Though not a man of them knew wherefore:

  When Gospel-Trumpeter, surrounded

  With long-ear'd rout, to battle sounded,

  And pulpit, drum ecclesiastick,

  Was beat with fist, instead of a stick;

  Then did Sir Knight abandon dwelling,

  And out he rode a-colonelling…

  Sir Samuel Luke was a Bedfordshire knight of approximately forty years. That is to say, since he was very particular, in the early March of 1644 he was still forty, but by the end of the month he was forty-one. Gideon Jukes might have made a pocketbook note of the date, had he known he was to encounter a famous man, a man who was fingered many years later as the original of the lead figure in Samuel Butler's popular chivalric satire Hudibras. As a printer he had an interest in bestsellers.

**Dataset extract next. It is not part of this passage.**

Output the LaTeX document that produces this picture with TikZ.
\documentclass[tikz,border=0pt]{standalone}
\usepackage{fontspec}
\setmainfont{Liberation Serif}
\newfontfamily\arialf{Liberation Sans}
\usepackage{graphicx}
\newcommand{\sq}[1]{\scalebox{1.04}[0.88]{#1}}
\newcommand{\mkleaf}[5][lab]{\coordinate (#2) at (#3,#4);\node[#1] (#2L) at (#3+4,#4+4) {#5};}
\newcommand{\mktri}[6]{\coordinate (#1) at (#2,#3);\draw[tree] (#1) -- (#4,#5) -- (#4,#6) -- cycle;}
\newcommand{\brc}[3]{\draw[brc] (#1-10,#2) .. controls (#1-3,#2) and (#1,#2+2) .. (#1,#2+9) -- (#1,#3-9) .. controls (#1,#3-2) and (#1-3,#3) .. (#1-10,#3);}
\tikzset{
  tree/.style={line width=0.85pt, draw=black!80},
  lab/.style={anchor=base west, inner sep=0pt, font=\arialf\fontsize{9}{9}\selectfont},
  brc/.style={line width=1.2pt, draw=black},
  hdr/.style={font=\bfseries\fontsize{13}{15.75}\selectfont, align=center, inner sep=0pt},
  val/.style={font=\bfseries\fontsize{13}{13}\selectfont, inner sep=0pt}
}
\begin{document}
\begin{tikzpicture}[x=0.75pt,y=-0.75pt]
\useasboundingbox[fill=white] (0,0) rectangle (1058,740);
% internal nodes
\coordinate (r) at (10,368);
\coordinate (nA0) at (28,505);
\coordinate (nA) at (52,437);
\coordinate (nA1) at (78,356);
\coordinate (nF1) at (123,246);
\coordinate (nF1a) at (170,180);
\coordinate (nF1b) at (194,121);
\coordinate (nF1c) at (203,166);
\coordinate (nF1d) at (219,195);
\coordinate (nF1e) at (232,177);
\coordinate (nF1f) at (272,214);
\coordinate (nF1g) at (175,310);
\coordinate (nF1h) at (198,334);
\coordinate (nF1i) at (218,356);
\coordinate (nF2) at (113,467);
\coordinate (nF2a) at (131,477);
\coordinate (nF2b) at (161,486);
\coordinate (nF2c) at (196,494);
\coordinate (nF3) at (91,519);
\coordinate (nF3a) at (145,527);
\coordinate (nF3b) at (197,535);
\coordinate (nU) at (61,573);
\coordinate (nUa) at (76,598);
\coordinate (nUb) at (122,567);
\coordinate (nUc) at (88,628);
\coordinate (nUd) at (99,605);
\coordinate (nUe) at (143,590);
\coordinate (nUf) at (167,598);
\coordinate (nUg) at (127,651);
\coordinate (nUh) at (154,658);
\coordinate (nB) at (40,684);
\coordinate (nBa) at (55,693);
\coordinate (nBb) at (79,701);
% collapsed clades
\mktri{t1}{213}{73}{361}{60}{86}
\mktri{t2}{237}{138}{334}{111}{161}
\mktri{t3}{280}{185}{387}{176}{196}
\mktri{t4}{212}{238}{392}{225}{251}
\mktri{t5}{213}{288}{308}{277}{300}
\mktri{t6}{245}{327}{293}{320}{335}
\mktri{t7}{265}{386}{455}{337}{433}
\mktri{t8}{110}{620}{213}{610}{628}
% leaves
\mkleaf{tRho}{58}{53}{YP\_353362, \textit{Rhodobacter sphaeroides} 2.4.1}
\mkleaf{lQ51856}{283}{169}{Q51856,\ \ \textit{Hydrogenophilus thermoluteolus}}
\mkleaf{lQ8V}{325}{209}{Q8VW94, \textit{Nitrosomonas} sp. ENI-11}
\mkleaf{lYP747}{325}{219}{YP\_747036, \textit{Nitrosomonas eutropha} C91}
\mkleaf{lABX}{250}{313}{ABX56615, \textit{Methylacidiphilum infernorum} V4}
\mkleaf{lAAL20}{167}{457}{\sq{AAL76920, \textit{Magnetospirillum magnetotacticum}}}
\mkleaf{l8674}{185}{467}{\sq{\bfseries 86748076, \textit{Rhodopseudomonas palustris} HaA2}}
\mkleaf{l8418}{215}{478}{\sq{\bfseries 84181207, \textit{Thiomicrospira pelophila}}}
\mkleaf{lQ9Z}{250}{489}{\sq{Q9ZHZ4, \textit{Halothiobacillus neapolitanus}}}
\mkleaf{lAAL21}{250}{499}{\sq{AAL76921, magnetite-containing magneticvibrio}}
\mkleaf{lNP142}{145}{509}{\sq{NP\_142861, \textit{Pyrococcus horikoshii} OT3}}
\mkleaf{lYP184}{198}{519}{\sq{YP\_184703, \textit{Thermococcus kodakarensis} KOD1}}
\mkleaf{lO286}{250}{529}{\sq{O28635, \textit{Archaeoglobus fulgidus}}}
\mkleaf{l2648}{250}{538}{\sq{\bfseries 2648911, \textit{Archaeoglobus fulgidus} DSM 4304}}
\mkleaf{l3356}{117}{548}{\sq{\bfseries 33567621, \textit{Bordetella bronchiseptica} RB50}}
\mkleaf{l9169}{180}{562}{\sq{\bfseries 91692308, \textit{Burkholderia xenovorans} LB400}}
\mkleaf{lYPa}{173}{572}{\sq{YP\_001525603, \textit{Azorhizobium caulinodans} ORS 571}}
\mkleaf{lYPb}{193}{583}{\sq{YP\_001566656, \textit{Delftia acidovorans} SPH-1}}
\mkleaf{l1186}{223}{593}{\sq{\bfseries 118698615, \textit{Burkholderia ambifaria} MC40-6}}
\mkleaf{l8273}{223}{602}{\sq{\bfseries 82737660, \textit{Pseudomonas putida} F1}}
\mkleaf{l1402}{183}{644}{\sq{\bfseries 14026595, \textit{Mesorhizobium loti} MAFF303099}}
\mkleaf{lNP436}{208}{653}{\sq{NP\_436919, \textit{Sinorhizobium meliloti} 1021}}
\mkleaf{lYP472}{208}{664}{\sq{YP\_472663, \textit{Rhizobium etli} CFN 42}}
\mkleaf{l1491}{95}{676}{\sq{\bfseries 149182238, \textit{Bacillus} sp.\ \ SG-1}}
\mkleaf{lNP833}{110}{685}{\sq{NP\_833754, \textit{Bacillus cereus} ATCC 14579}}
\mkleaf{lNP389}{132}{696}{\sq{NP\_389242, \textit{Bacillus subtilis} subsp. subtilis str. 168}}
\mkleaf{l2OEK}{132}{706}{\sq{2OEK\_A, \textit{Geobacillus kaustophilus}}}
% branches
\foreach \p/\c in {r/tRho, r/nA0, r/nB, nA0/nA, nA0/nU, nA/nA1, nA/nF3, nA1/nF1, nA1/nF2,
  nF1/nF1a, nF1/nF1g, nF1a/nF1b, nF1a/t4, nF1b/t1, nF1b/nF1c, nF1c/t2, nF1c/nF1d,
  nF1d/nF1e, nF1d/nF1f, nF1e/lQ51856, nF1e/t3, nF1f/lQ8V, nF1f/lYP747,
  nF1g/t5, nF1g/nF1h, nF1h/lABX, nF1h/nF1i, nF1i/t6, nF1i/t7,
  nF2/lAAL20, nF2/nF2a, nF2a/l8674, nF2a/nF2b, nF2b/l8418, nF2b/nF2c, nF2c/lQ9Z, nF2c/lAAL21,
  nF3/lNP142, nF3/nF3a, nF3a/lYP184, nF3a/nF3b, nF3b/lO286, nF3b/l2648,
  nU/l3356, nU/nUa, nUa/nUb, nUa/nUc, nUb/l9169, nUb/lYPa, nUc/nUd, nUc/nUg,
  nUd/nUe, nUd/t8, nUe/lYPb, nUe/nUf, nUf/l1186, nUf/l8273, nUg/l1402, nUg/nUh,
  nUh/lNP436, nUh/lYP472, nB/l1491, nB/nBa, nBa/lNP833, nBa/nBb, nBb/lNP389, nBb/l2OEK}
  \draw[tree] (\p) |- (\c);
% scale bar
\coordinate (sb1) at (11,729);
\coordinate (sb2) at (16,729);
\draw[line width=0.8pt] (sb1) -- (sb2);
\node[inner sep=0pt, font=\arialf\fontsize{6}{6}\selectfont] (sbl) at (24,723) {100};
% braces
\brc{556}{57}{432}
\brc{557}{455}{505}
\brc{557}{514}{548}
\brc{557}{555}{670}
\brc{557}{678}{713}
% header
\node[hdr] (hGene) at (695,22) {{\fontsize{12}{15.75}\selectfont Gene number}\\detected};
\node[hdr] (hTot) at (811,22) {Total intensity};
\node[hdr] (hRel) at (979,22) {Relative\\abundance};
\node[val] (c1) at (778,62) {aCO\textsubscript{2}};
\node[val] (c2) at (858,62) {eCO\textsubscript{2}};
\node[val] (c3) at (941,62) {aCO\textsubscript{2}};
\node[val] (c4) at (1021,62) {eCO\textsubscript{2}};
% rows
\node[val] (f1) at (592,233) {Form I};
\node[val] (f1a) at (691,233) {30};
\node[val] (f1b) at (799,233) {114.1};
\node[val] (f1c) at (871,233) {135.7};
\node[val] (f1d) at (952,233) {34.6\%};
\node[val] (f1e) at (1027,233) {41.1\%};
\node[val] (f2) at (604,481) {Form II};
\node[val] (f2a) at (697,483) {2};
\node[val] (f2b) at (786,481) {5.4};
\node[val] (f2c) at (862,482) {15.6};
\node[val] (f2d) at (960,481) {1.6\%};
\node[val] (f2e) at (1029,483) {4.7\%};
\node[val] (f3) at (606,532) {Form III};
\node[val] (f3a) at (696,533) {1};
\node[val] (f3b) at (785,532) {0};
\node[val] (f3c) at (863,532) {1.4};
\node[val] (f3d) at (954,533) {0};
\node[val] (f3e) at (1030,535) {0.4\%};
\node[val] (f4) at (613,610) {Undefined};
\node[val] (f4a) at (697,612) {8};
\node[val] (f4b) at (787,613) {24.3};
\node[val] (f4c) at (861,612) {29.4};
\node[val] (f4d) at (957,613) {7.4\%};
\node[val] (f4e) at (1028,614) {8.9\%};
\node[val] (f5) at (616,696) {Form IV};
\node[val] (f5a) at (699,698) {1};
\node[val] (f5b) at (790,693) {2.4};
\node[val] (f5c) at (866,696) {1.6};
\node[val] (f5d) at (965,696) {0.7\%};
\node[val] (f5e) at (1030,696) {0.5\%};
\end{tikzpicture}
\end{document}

  However, Gideon knew what he liked in literature, and it was never mock-heroic poetry. Besides, Butler claimed that Hudibras was modelled on a Devon man.

  Sweating with apprehension and struggling for breath as the horse painfully bounced him about, Gideon was taken a day and a half's ride, including a night when he lay trussed up on straw in stables at Dunstable. He offered to give his parole but was told parole was only for officers; spies were hog-tied until they were hanged.

  These dragoons were artists in causing apprehension. There was nothing like dangling upside down with his face against a hot, hairy horse to convince a prisoner to confess.

  The ride ended at last at a walled market town in a part of the country unfamiliar to Gideon. They had travelled north-west, to where Bedfordshire met Northamptonshire. He regarded this as wilderness.

  When the horses slowed to a stop, other beasts neighed greetings from close by. Gideon could hear the familiar unhurried noise of a musket-barrel being cleaned inside with a scouring tool. There were men's voices, leisurely and with occasional laughter, along with a faint waft of tobacco smoke. Their accents were English, though to a nervous Londoner they smacked discouragingly of marsh and fen. Gideon and Lambert reckoned that everyone in the Midlands had cowpox and no sense of humour, while all East Anglians had webbed feet and three ears.